Damning BHS report highlights need for DB pension reform

The collapse of British department store group BHS was due largely to “systematic plunder” by its former owners, but raises ongoing concerns over the future of company pension schemes which need to be tackled soon, according to a UK parliamentary inquiry.

|

In a scathing report published on Monday on the factors that led to demise of the one of the UK’s biggest retailers, the Work and Pensions Committee argued that the future of defined benefit (DB) pension schemes is perhaps “the greatest challenge facing longstanding British businesses”.

Massive collpase

All of BHS’s remaining stores are due to close by the end of August after the department store group went into administration in April leaving a £571m ($748m, €681m) pension deficit.
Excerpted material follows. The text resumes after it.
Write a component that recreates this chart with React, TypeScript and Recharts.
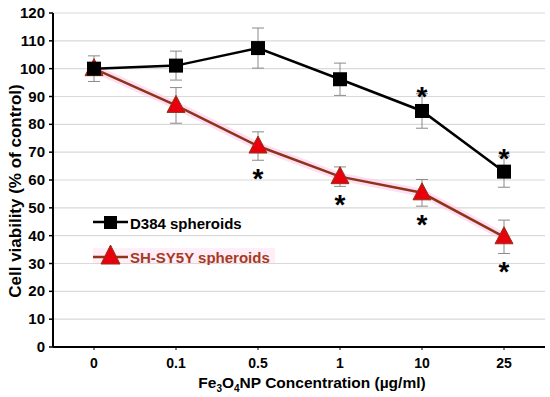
import React from 'react'
import {
  LineChart,
  Line,
  XAxis,
  YAxis,
  CartesianGrid,
  ErrorBar,
  LabelList,
} from 'recharts'

// Datos
const concentrations = ['0', '0.1', '0.5', '1', '10', '25']
const d384Values = [100, 101.1, 107.4, 96.2, 84.8, 63.0]
const d384Errors = [4.6, 5.2, 7.2, 5.8, 6.2, 5.6]
const d384Signif = [false, false, false, false, true, true]
const shsyValues = [100, 86.8, 72.2, 61.2, 55.4, 39.6]
const shsyErrors = [0, 6.4, 5.1, 3.5, 4.8, 6.0]
const shsySignif = [false, false, true, true, true, true]
const yTicks = [0, 10, 20, 30, 40, 50, 60, 70, 80, 90, 100, 110, 120]

const data = concentrations.map((c, i) => ({
  conc: c,
  d384: d384Values[i],
  d384Err: d384Errors[i],
  shsy: shsyValues[i],
  shsyErr: shsyErrors[i],
}))

const W = 550
const H = 397
const M = { top: 13, right: 5, left: 0, bottom: 0 }
const X_AXIS_H = 50
const PX_PER_UNIT = (H - M.top - M.bottom - X_AXIS_H) / 120

const FONT = 'Arial, "Liberation Sans", sans-serif'
const LINE_BROWN = '#8e3418'
const TRI_RED = '#e8000c'
const TEXT_BROWN = '#a73a22'

const SquareDot = (props: any) => {
  const { cx, cy } = props
  if (cx == null || cy == null) return null
  return <rect x={cx - 7} y={cy - 7} width={14} height={14} fill="#000" />
}

const TriangleDot = (props: any) => {
  const { cx, cy } = props
  if (cx == null || cy == null) return null
  const s = 9
  return (
    <polygon
      points={`${cx},${cy - s - 1} ${cx - s},${cy + s - 2} ${cx + s},${cy + s - 2}`}
      fill={TRI_RED}
      stroke={LINE_BROWN}
      strokeWidth={1}
    />
  )
}

const Star = ({ x, y }: { x: number; y: number }) => (
  <text
    x={x}
    y={y}
    textAnchor="middle"
    fontFamily={FONT}
    fontWeight="bold"
    fontSize={28}
    fill="#000"
  >
    *
  </text>
)

const d384Star = (props: any) => {
  const { x, y, index } = props
  if (!d384Signif[index]) return null
  const top = y - d384Errors[index] * PX_PER_UNIT
  return <Star key={`ds-${index}`} x={x} y={top + 12} />
}

const shsyStar = (props: any) => {
  const { x, y, index } = props
  if (!shsySignif[index]) return null
  const bottom = y + shsyErrors[index] * PX_PER_UNIT
  return <Star key={`ss-${index}`} x={x} y={bottom + 28} />
}

const XTick = (props: any) => {
  const { x, y, payload } = props
  return (
    <text
      x={x}
      y={y + 16}
      textAnchor="middle"
      fontFamily={FONT}
      fontWeight="bold"
      fontSize={14}
      fill="#000"
    >
      {payload.value}
    </text>
  )
}

const YTick = (props: any) => {
  const { x, y, payload } = props
  return (
    <text
      x={x - 2}
      y={y + 5}
      textAnchor="end"
      fontFamily={FONT}
      fontWeight="bold"
      fontSize={15}
      fill="#000"
    >
      {payload.value}
    </text>
  )
}

const YLabel = () => (
  <text
    x={15}
    y={191}
    transform="rotate(-90 15 191)"
    textAnchor="middle"
    dominantBaseline="central"
    fontFamily={FONT}
    fontWeight="bold"
    fontSize={17}
    fill="#000"
  >
    Cell viability (% of control)
  </text>
)

const XLabel = () => (
  <text
    x={312}
    y={388}
    textAnchor="middle"
    fontFamily={FONT}
    fontWeight="bold"
    fontSize={15.5}
    fill="#000"
  >
    Fe
    <tspan fontSize={10} dy={4}>3</tspan>
    <tspan dy={-4}>O</tspan>
    <tspan fontSize={10} dy={4}>4</tspan>
    <tspan dy={-4}>NP Concentration (µg/ml)</tspan>
  </text>
)

function LegendBox() {
  return (
    <svg
      width={230}
      height={60}
      style={{ position: 'absolute', left: 85, top: 205 }}
    >
      <line x1={8} y1={17} x2={43} y2={17} stroke="#000" strokeWidth={2.5} />
      <rect x={19} y={11} width={13} height={13} fill="#000" />
      <text x={45} y={24} fontFamily={FONT} fontWeight="bold" fontSize={15} fill="#000">
        D384 spheroids
      </text>
      <rect x={8} y={43} width={182} height={15} fill="#ffd6ee" opacity={0.45} />
      <line x1={8} y1={52} x2={43} y2={52} stroke={LINE_BROWN} strokeWidth={2.5} />
      <polygon points="25.5,40 16,59 35,59" fill={TRI_RED} stroke={LINE_BROWN} strokeWidth={1} />
      <text x={45} y={58} fontFamily={FONT} fontWeight="bold" fontSize={15} fill={TEXT_BROWN}>
        SH-SY5Y spheroids
      </text>
    </svg>
  )
}

export default function App() {
  return (
    <div style={{ position: 'absolute', left: 0, top: 0, width: W, height: H, background: '#fff' }}>
      <LineChart width={W} height={H} data={data} margin={M}>
        <CartesianGrid vertical={false} stroke="#d9d9d9" strokeWidth={1.2} />
        <XAxis
          dataKey="conc"
          height={X_AXIS_H}
          padding={{ left: 41, right: 41 }}
          axisLine={{ stroke: '#000', strokeWidth: 2 }}
          tickLine={{ stroke: '#000' }}
          tickSize={3}
          tick={<XTick />}
          interval={0}
        />
        <YAxis
          width={53}
          domain={[0, 120]}
          ticks={yTicks}
          interval={0}
          axisLine={{ stroke: '#000', strokeWidth: 2 }}
          tickLine={{ stroke: '#000', strokeWidth: 1.5 }}
          tickSize={4}
          tick={<YTick />}
        />
        <Line
          dataKey="shsy"
          stroke="#ffc2ea"
          strokeWidth={8}
          strokeOpacity={0.55}
          dot={false}
          activeDot={false}
          isAnimationActive={false}
          legendType="none"
        />
        <Line
          dataKey="shsy"
          stroke={LINE_BROWN}
          strokeWidth={2.5}
          dot={<TriangleDot />}
          activeDot={false}
          isAnimationActive={false}
        >
          <ErrorBar dataKey="shsyErr" width={6} strokeWidth={1} stroke="#8a8a8a" />
          <LabelList dataKey="shsy" content={shsyStar} />
        </Line>
        <Line
          dataKey="d384"
          stroke="#000"
          strokeWidth={2.5}
          dot={<SquareDot />}
          activeDot={false}
          isAnimationActive={false}
        >
          <ErrorBar dataKey="d384Err" width={6} strokeWidth={1} stroke="#8a8a8a" />
          <LabelList dataKey="d384" content={d384Star} />
        </Line>
      </LineChart>
      <svg width={W} height={H} style={{ position: 'absolute', left: 0, top: 0, pointerEvents: 'none' }}>
        <YLabel />
        <XLabel />
      </svg>
      <LegendBox />
    </div>
  )
}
The Committee pulls no punches in placing the blame for the outcome at the feet of former owner Philip Green, who sold BHS for £1 in March 2015; new owner Dominic Chappell, a former bankrupt who took over running the firm; and all the company’s highly paid advisers.

“The demise of BHS was the result of a series of bad business decisions and personal greed,” it said.

Pension dilemma

However, the Committee went on to note that: “In an environment of rising longevity, interest rates close to zero and intense international competition, defined benefit pension liabilities accumulated in a different age can appear burdensome and unaffordable.”

It stated that, while there may be a case for stronger and more proactive regulation as a result of the BHS catastrophe, what will be needed is a better balance between achieving this goal and enabling otherwise viable companies to continue to operate.

“The jobs of those currently in employment are inevitably in some competition with the pension entitlements of their forebears. Investigating how to secure a fair and sustainable settlement will be at the centre of the Work and Pensions Committee’s ongoing inquiry,” it said.

BHS not alone

The pensions industry has largely welcomed the proposal for an ongoing inquiry into defined benefit pension plans, which comes nearly 25 years after Robert Maxwell jumped off a boat offshore from the Canary Islands after plundering his company’s DB pension fund.

“It’s worth remembering that BHS is by no means alone in allowing a significant deficit to grow while paying out dividends to shareholders,” said AJ Bell’s senior analyst Tom Selby.

There are estimated to be over 6,000 defined benefit (DB) schemes in the UK, with 11 million members and over £1trn of assets.

Selby noted that 54 FTSE 100 companies paid out £48bn in dividends in each of the past two years – almost equal to the £52bn combined deficit of the schemes in 2014.

Grim choices

“The Committee’s pledge to investigate deeper issues facing DB schemes from a ‘pro-capitalism’ perspective can only be a good thing. But policymakers will ultimately be faced with a grim set of choices,” Selby said.

“Restricting dividends for companies with deficits, for example, risks making the problem worse as businesses could be starved of the investment they need to grow, generate cash and profits, and ultimately fund their pension promises.

“If The Pensions Regulator takes a tougher stance on deficit recovery plans it would force firms to redirect cash to funding historic pension promises, rather than investing for growth, while allowing firms to cut back accrued rights would have a potentially devastating effect on trust in the system.”

Better funding pointless

Graham Vidler, director of external affairs at the Pensions and Lifetime Savings Association, (PLSA), said the BHS report drew attention to the fact that even the most supportive sponsoring employers find themselves making very difficult choices about how best to balance the interests of their DB scheme and the wider business which supports the scheme, its members and many other employees.

Vidler welcomed the committee’s decision to focus on whether the balance in the regulatory framework between adequate protection and strong enough recourse for schemes and trustees was the right one for the future.

“It is important to recognise that over the last decade employers have put a record amount of money into DB schemes generally but this has made little impact on funding levels because the challenges facing schemes are complex and varied,” he said.

Vidler added that the PLSA’s own Defined Benefit Taskforce has some proposed solutions and will share its work and findings with the Work and Pensions Select Committee

“We believe these will be helpful to the wider inquiry into DB schemes the committee has planned.”

Time kay be tight

Tom McPhail, head of retirement policy at Hargreaves Lansdown noted that the committee may also be facing a tight time scale to produce its recommendations on DB schemes.

“The possibility of an economic slowdown and increasing inflation could exacerbate an already unsustainable mismatch between the promises made to some scheme members and the ability of sponsoring employers ever to pay for those promises,” he said.

“There is an urgent need to take a step back and look at how best to meet the competing demands of all the parties involved. This should be an urgent priority for the new pensions minister,” McPhail said.